On Wednesday, as the sit-in continued, students in O'Brien's office used laptops, writing and printing out fact sheets and position papers. A core of 13 committed themselves to staying through the protest, with dozens of others supplying provisions and assistance when needed.

"Most of our professors have been supportive of this action," said senior Caitlin Matanle, 21. "They say that they feel this is a very important issue on this campus."

John Schroder, a philosophy professor, visited the office after receiving an e-mail that four of his students would be missing class because of the sit-in.

Two campus hunger strikes have occurred in the past 18 months in the region -- at the University of Virginia and Georgetown University -- to win wage increases and better working conditions for campus employees. The St. Mary's students said they were mindful of lessons from those actions.

"We have been in contact with students in other schools that have had success with similar campaigns," said junior Liz Lawrence, 20. "This cause is not a cause that is exclusive to St. Mary's. You see it at Harvard, you see it at Miami."

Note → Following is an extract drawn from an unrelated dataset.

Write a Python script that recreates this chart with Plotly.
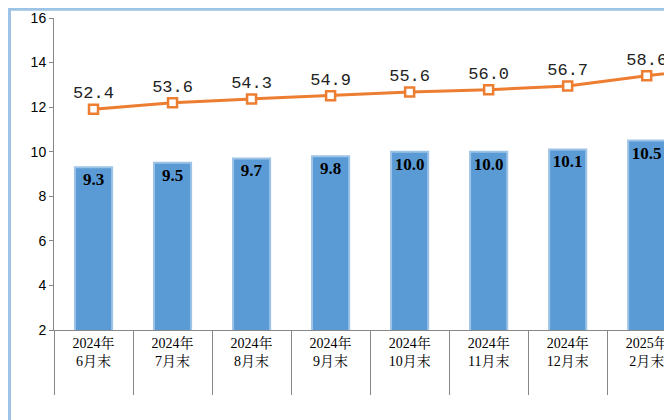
import plotly.graph_objects as go

categories = ["2024年<br>6月末","2024年<br>7月末","2024年<br>8月末","2024年<br>9月末","2024年<br>10月末","2024年<br>11月末","2024年<br>12月末","2025年<br>2月末","2025年<br>3月末"]
bar_values = [9.3, 9.5, 9.7, 9.8, 10.0, 10.0, 10.1, 10.5, None]
line_values = [52.4, 53.6, 54.3, 54.9, 55.6, 56.0, 56.7, 58.6, 60.3]
line_text = ["52.4","53.6","54.3","54.9","55.6","56.0","56.7","58.6",""]

serif = "Liberation Serif, Noto Serif CJK SC, Noto Sans CJK SC, serif"
fig = go.Figure()
fig.add_bar(x=categories, y=bar_values, width=0.47,
            marker=dict(color="#5b9bd5", line=dict(color="#9dc3e6", width=2)),
            text=[f"{v:.1f}" if v is not None else "" for v in bar_values],
            textposition="inside", insidetextanchor="end", textangle=0,
            textfont=dict(family=serif, size=17, color="#000000", weight="bold"),
            cliponaxis=False)
fig.add_scatter(x=categories, y=line_values, yaxis="y2", mode="lines+markers+text",
                line=dict(color="#ed7d31", width=3),
                marker=dict(symbol="square", size=9, color="white", line=dict(color="#ed7d31", width=2.5)),
                text=line_text, textposition="top center",
                textfont=dict(family="Liberation Mono, monospace", size=17, color="#222222"))
fig.update_layout(
    width=664, height=412, showlegend=False, plot_bgcolor="white", paper_bgcolor="white",
    margin=dict(l=46, r=0, t=10, b=90),
    xaxis=dict(range=[-0.5, 7.32], tickson="boundaries", ticks="outside", ticklen=64,
               tickcolor="#888888", showline=True, linecolor="#888888",
               tickfont=dict(family=serif, size=14, color="#000000")),
    yaxis=dict(range=[2, 16], dtick=2, showgrid=False, showline=True, linecolor="#888888",
               ticks="outside", ticklen=4, tickcolor="#888888",
               tickfont=dict(family="Liberation Sans, sans-serif", size=14, color="#000000")),
    yaxis2=dict(range=[11.5, 69.3], overlaying="y", side="right", visible=False),
    shapes=[dict(type="rect", xref="paper", yref="paper", x0=-0.072, x1=1.1, y0=-0.4, y1=1.028,
                 line=dict(color="#9dc3e6", width=3))],
)
fig.write_html("out.html")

The union representing the campus workers -- the American Federation of State, County and Municipal Employees Local 3980 -- reached a tentative deal Thursday night with the college administration guaranteeing an almost $3,000 increase in the base pay for current employees to $23,000 a year, as well as additional annual increases, merit increases and changes in leave policy and working conditions.

The union signed its first contract with the college in 2003, two years after Maryland passed a law making it legal for campus employees at state colleges and universities to engage in collective bargaining.

On Friday afternoon, administrators had an open forum at which anyone could comment on campus labor issues. At that session, students repeated their calls for the college to offer adequate wages but voiced some indecision about their earlier demands for student wage hikes. Union members at the forum said they appreciated the students' efforts to highlight the pay issues.

"The students are doing a fantastic job," said Brenda Carter, who has worked as a housekeeper on the campus for 12 years.

"We've been in negotiations since June, and no substantive gains were made until yesterday," said Reginald John, a public safety officer and union steward. "Clearly, it wouldn't have happened without the students."

Near the end of Friday's forum, O'Brien took the floor and announced that the Board of Trustees would be willing to study the subject of living wages for campus employees in October.

That was a step forward but apparently fell short of what the students want before they will leave O'Brien's office.

"We're not asking for our demands to be met right now, but we are asking for a written commitment that steps will be taken to fulfill them," said senior Heather Muszynski, who estimated that the protest could last through the early part of this week.